Single out the lines that include the word "chart". Copy them.

■ ■ ■ ■ ■

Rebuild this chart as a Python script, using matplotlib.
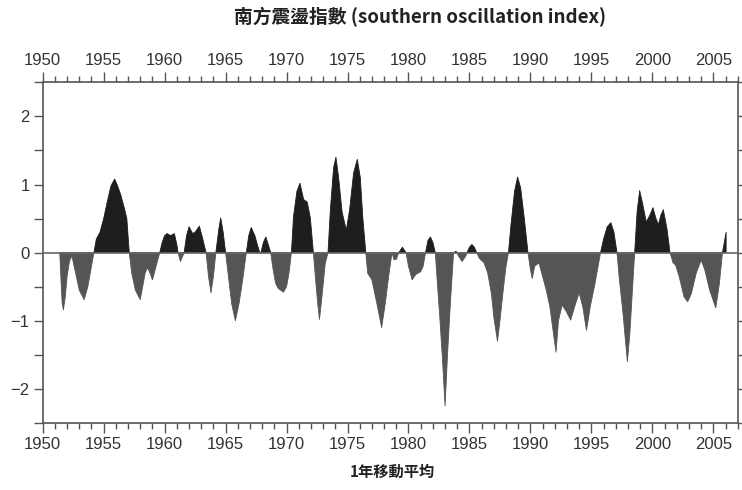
import matplotlib
matplotlib.use("Agg")
import matplotlib.pyplot as plt
import numpy as np
from matplotlib.ticker import MultipleLocator

# Southern Oscillation Index, 12-month moving average
years = [
    1951.4, 1951.5, 1951.6, 1951.7, 1951.85, 1952.0, 1952.2, 1952.4, 1952.7, 1953.0,
    1953.4, 1953.7, 1954.0, 1954.2, 1954.4, 1954.7, 1955.0, 1955.3, 1955.6, 1955.9,
    1956.1, 1956.4, 1956.7, 1956.9, 1957.0, 1957.1, 1957.3, 1957.6, 1958.0, 1958.2,
    1958.4, 1958.6, 1958.8, 1959.0, 1959.3, 1959.6, 1959.8, 1960.0, 1960.2, 1960.5,
    1960.8, 1961.0, 1961.1, 1961.3, 1961.6, 1961.8, 1962.0, 1962.3, 1962.5, 1962.85,
    1963.1, 1963.4, 1963.6, 1963.8, 1964.0, 1964.2, 1964.45, 1964.6, 1964.8, 1965.0,
    1965.2, 1965.5, 1965.8, 1966.1, 1966.4, 1966.7, 1966.9, 1967.1, 1967.4, 1967.6,
    1967.8, 1967.9, 1968.1, 1968.3, 1968.5, 1968.7, 1968.9, 1969.1, 1969.3, 1969.5,
    1969.75, 1970.0, 1970.2, 1970.4, 1970.57, 1970.85, 1971.1, 1971.4, 1971.7, 1971.95,
    1972.2, 1972.36, 1972.55, 1972.7, 1972.9, 1973.17, 1973.4, 1973.6, 1973.86, 1974.05,
    1974.27, 1974.55, 1974.9, 1975.17, 1975.5, 1975.8, 1976.05, 1976.25, 1976.5, 1976.65,
    1977.0, 1977.4, 1977.8, 1978.1, 1978.37, 1978.65, 1978.8, 1979.0, 1979.2, 1979.5,
    1979.8, 1980.0, 1980.3, 1980.6, 1981.0, 1981.2, 1981.4, 1981.6, 1981.8, 1982.0,
    1982.2, 1982.35, 1982.55, 1982.8, 1983.0, 1983.2, 1983.45, 1983.7, 1983.9, 1984.1,
    1984.4, 1984.7, 1984.8, 1985.0, 1985.2, 1985.4, 1985.6, 1985.8, 1986.2, 1986.5,
    1986.8, 1987.0, 1987.3, 1987.5, 1987.8, 1988.0, 1988.2, 1988.4, 1988.7, 1988.95,
    1989.2, 1989.5, 1989.8, 1990.0, 1990.15, 1990.35, 1990.7, 1991.0, 1991.3, 1991.6,
    1991.9, 1992.1, 1992.3, 1992.6, 1992.9, 1993.3, 1993.7, 1994.0, 1994.3, 1994.6,
    1994.9, 1995.3, 1995.75, 1996.0, 1996.3, 1996.6, 1996.85, 1997.1, 1997.3, 1997.6,
    1997.95, 1998.15, 1998.35, 1998.55, 1998.75, 1998.96, 1999.2, 1999.5, 1999.8, 2000.05,
    2000.3, 2000.5, 2000.7, 2000.9, 2001.2, 2001.45, 2001.7, 2001.9, 2002.2, 2002.6,
    2002.9, 2003.2, 2003.6, 2004.0, 2004.3, 2004.7, 2005.2, 2005.5, 2005.75, 2005.9,
    2006.05]
soi = [
    0.0, -0.4, -0.75, -0.84, -0.65, -0.35, -0.12, -0.05, -0.3, -0.55,
    -0.69, -0.5, -0.2, 0.0, 0.2, 0.3, 0.5, 0.75, 0.98, 1.08,
    1.0, 0.85, 0.65, 0.5, 0.25, 0.0, -0.3, -0.55, -0.69, -0.5,
    -0.3, -0.22, -0.3, -0.4, -0.2, 0.0, 0.15, 0.25, 0.28, 0.25,
    0.28, 0.12, 0.0, -0.13, 0.0, 0.25, 0.38, 0.28, 0.3, 0.39,
    0.22, 0.0, -0.35, -0.59, -0.35, 0.0, 0.35, 0.51, 0.3, 0.0,
    -0.3, -0.75, -1.0, -0.75, -0.4, 0.0, 0.25, 0.37, 0.25, 0.12,
    0.0, 0.0, 0.15, 0.23, 0.12, 0.0, -0.25, -0.45, -0.52, -0.55,
    -0.58, -0.5, -0.3, 0.0, 0.53, 0.9, 1.02, 0.78, 0.74, 0.51,
    0.0, -0.35, -0.74, -0.98, -0.65, -0.16, 0.0, 0.65, 1.25, 1.40,
    1.1, 0.6, 0.33, 0.63, 1.17, 1.37, 1.1, 0.52, 0.0, -0.3,
    -0.4, -0.74, -1.1, -0.74, -0.35, 0.0, -0.1, -0.1, 0.0, 0.08,
    0.0, -0.2, -0.4, -0.32, -0.28, -0.2, 0.0, 0.18, 0.23, 0.15,
    0.0, -0.4, -0.9, -1.6, -2.25, -1.5, -0.7, 0.0, 0.02, -0.05,
    -0.13, -0.05, 0.0, 0.08, 0.12, 0.08, 0.0, -0.08, -0.15, -0.3,
    -0.6, -0.95, -1.3, -1.0, -0.5, -0.2, 0.0, 0.4, 0.9, 1.11,
    0.95, 0.5, 0.0, -0.25, -0.38, -0.2, -0.15, -0.35, -0.55, -0.8,
    -1.2, -1.46, -1.0, -0.77, -0.85, -0.99, -0.75, -0.59, -0.8, -1.14,
    -0.8, -0.45, 0.0, 0.2, 0.38, 0.44, 0.3, 0.0, -0.4, -0.9,
    -1.6, -1.2, -0.6, 0.0, 0.6, 0.91, 0.72, 0.45, 0.55, 0.66,
    0.5, 0.41, 0.55, 0.63, 0.35, 0.0, -0.15, -0.18, -0.35, -0.65,
    -0.72, -0.6, -0.3, -0.11, -0.25, -0.55, -0.81, -0.45, 0.0, 0.15,
    0.30]

xticks = [1950, 1955, 1960, 1965, 1970, 1975, 1980, 1985, 1990, 1995, 2000, 2005]
yticks = [-2, -1, 0, 1, 2]
ytick_labels = ["\u22122", "\u22121", "0", "1", "2"]
title = "南方震盪指數 (southern oscillation index)"
xlabel = "1年移動平均"

x = np.array(years)
y = np.array(soi)

fig = plt.figure(figsize=(7.42, 4.90), dpi=100)
ax = fig.add_axes([42.7 / 742, 1 - 423 / 490, (737.7 - 42.7) / 742, (423 - 82.3) / 490])

ax.fill_between(x, y, 0, where=y >= 0, interpolate=True, color="#1e1e1e", lw=0.6,
                edgecolor="#1e1e1e")
ax.fill_between(x, y, 0, where=y <= 0, interpolate=True, color="#555555", lw=0.6,
                edgecolor="#555555")
ax.axhline(0, color="#666666", lw=1.2, zorder=3)

ax.set_xlim(1950, 2007)
ax.set_ylim(-2.5, 2.5)
ax.set_xticks(xticks)
ax.xaxis.set_minor_locator(MultipleLocator(1))
ax.set_yticks(yticks)
ax.set_yticklabels(ytick_labels)
ax.yaxis.set_minor_locator(MultipleLocator(0.5))

tick_font = ["Liberation Sans", "DejaVu Sans"]

ax.tick_params(axis="x", which="both", direction="out", top=True, bottom=True,
               labeltop=True, labelbottom=True, color="#555555", width=1.0,
               labelsize=12, labelcolor="#333333")
ax.tick_params(axis="x", which="major", length=7, pad=3)
ax.tick_params(axis="x", which="minor", length=4)
ax.tick_params(axis="y", which="both", direction="out", left=True, right=True,
               length=6.5, color="#555555", width=1.0, labelsize=12,
               labelcolor="#333333", pad=3)

for s in ax.spines.values():
    s.set_color("#555555")
    s.set_linewidth(1.2)

for t in ax.xaxis.get_major_ticks() + ax.yaxis.get_major_ticks():
    t.label1.set_family(tick_font)
    t.label2.set_family(tick_font)

fig.text(420 / 742, 1 - 17 / 490, title, ha="center", va="center", fontsize=13.5,
         fontweight="bold", color="#222222",
         family=["Noto Sans CJK TC", "DejaVu Sans"])
fig.text(392 / 742, 1 - 472 / 490, xlabel, ha="center", va="center", fontsize=11,
         fontweight="bold", color="#222222",
         family=["Noto Sans CJK TC", "DejaVu Sans"])

fig.savefig("out.png", dpi=100)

■ ■ ■ ■ ■

**Worked answer**
Rebuild this chart as a Python script, using matplotlib.

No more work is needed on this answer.